Executives at CBS are calling Medium, which it acquired last week after NBC passed, a perfect fit for the network. And it is—both creatively and financially.
CBS snatched up the five-year-old show, about a happily married psychic, but the network's motivations weren't purely content-driven. CBS' television studio produces Medium, and in 2005 Lifetime anted up $1.3 million an episode for exclusive rights to the show, which it began airing in spring 2006.
CBS wouldn't confirm details, but cable syndication deals usually require buyers to agree to purchase the rights to every episode that's produced, typically up to a cap of eight years. Canceling Medium now would have meant the end of that revenue. It was a nice instance of financial intuition for the network.
“If I'm CBS, of course I would pick it up,” says one studio executive.
The Medium deal demonstrates one of the advantages of vertical integration: When a studio produces a show for its co-owned network, the company has much more control over that program's fate and thus its revenue. On the other hand, TV companies get into trouble when their networks are too dependent on their own studios' shows. If those shows fail, the company takes the entire financial hit instead of sharing that loss with the producing studio.
“The nightmare scenario is you have a show that you own stay on for two years and then you cancel it,” says one network chief. “That's when you get hammered financially.”
Studio executives and syndicators say networks' programming decisions are still largely based on what they think viewers will watch. “The networks' perspective is, 'Will this show get me ratings tonight?'” says a studio executive. “Occasionally, considerations of the back end will creep in, but network chiefs hate it when they have to pick up shows just because the back end is in question.”
Just because network chiefs hate that dynamic doesn't mean they don't deal with it. “There's usually a green-eyeshade accounting person in the room when these decisions are made,” says Chuck Larsen, president of October Moon Strategies. “Supposedly these decisions are made for creative reasons only, but the accountants often weigh-in.”

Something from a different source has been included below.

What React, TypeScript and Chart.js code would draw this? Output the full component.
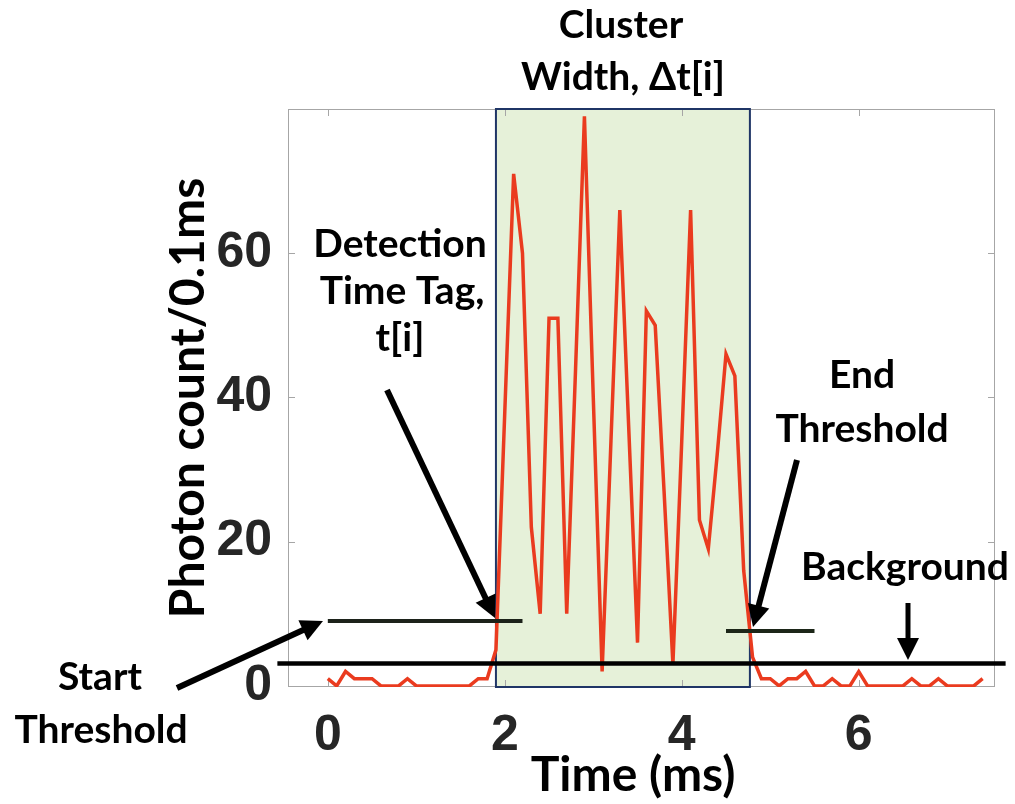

“We are always running revenue models on the back end when considering whether to produce additional seasons of shows,” says one syndicator. “Studio chiefs want to know if it makes sense to push networks to pick up a show, or if they should reduce a show's license fee to stay on the air another year. In some instances, the answers are yes; in others, no.”
CBS Entertainment President Nina Tassler believes her new get will attract an audience. “It's a blend of two genres,” she said of Medium during last week's upfront presentations in New York. “It's got a similar sensibility to Ghost Whisperer, but it's also got a crime-solving element. If Ghost Whisperer and Numb3rs had an offspring, it would be Medium.”
Other upfront-week pickups and cancellations have plenty of ramifications for shows' syndication prospects. Two of 20th Century Fox's programs—The Unit and My Name Is Earl—were canceled last week. Both shows aired on competing networks—CBS and NBC, respectively—which may have hastened their departures. Neither network had a financial interest in seeing them continue.
It's that interest that fueled rumors of Fox perhaps picking up Earl. Those chances are now looking slim. Keeping Earl on in primetime would likely improve the show's syndication ratings, where it's premiering this fall on Fox-owned TV stations in key markets. It would also give TwentiethTelevision more episodes to offer to its station and cable clients, keeping the show fresher. Still, Earl is cleared in more than 90% of the country and will premiere this fall.
Twentieth was prepared for the possibility that The Unit might be canceled, and thus took it out for sale early. Right after the news broke that The Unit wouldn't be coming back, Twentieth announced that the action hour was cleared in 56% of the country.
Conversely, CBS' pickup of Warner Bros.' New Adventures of Old Christine means the show will make it to four seasons, and thus syndication. Warner Bros. had been sure the show would go forward because ABC had agreed to pick it up if CBS passed.
Finally, ABC's Scrubs is one long-running show whose ninth-season pickup seemed motivated by a back-end payoff, but wasn't. Scrubs' syndication deal expired after the show had aired on network TV for eight years, so its back end is now in decline. Still, Scrubs has long been profitable, it attracts young men, and it's a personal favorite of ABC chief Steve McPherson—so it's staying on ABC's schedule.